**GIVEN DATA:**

━━━━

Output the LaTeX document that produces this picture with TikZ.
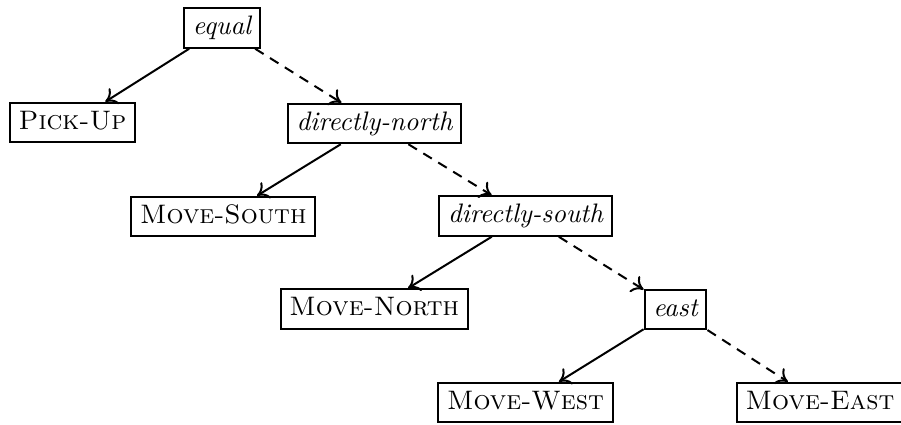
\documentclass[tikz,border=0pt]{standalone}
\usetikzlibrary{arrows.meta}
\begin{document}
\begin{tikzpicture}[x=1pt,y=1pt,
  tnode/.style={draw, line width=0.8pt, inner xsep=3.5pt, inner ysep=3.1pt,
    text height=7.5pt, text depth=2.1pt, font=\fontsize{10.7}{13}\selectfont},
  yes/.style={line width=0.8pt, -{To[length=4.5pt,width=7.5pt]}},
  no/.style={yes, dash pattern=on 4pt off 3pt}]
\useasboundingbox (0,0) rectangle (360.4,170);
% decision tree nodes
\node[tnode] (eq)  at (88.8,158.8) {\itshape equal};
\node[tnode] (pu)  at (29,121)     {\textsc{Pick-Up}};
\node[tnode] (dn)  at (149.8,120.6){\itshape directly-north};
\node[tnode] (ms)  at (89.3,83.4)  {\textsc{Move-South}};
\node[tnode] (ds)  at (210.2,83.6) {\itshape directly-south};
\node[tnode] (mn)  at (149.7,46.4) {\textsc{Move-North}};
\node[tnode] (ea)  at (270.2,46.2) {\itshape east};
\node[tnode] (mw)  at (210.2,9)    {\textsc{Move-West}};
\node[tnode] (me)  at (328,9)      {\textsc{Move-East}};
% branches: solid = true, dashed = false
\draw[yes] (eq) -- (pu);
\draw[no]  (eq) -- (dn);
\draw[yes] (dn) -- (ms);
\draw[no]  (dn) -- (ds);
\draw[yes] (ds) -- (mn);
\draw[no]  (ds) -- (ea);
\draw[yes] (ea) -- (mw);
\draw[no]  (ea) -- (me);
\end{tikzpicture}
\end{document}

━━━━

Omit the pictures, and quote the material above exactly as given.

**EXERCISE ANSWER:**
Output the LaTeX document that produces this picture with TikZ.
\documentclass[tikz,border=0pt]{standalone}
\usetikzlibrary{arrows.meta}
\begin{document}
\begin{tikzpicture}[x=1pt,y=1pt,
  tnode/.style={draw, line width=0.8pt, inner xsep=3.5pt, inner ysep=3.1pt,
    text height=7.5pt, text depth=2.1pt, font=\fontsize{10.7}{13}\selectfont},
  yes/.style={line width=0.8pt, -{To[length=4.5pt,width=7.5pt]}},
  no/.style={yes, dash pattern=on 4pt off 3pt}]
\useasboundingbox (0,0) rectangle (360.4,170);
% decision tree nodes
\node[tnode] (eq)  at (88.8,158.8) {\itshape equal};
\node[tnode] (pu)  at (29,121)     {\textsc{Pick-Up}};
\node[tnode] (dn)  at (149.8,120.6){\itshape directly-north};
\node[tnode] (ms)  at (89.3,83.4)  {\textsc{Move-South}};
\node[tnode] (ds)  at (210.2,83.6) {\itshape directly-south};
\node[tnode] (mn)  at (149.7,46.4) {\textsc{Move-North}};
\node[tnode] (ea)  at (270.2,46.2) {\itshape east};
\node[tnode] (mw)  at (210.2,9)    {\textsc{Move-West}};
\node[tnode] (me)  at (328,9)      {\textsc{Move-East}};
% branches: solid = true, dashed = false
\draw[yes] (eq) -- (pu);
\draw[no]  (eq) -- (dn);
\draw[yes] (dn) -- (ms);
\draw[no]  (dn) -- (ds);
\draw[yes] (ds) -- (mn);
\draw[no]  (ds) -- (ea);
\draw[yes] (ea) -- (mw);
\draw[no]  (ea) -- (me);
\end{tikzpicture}
\end{document}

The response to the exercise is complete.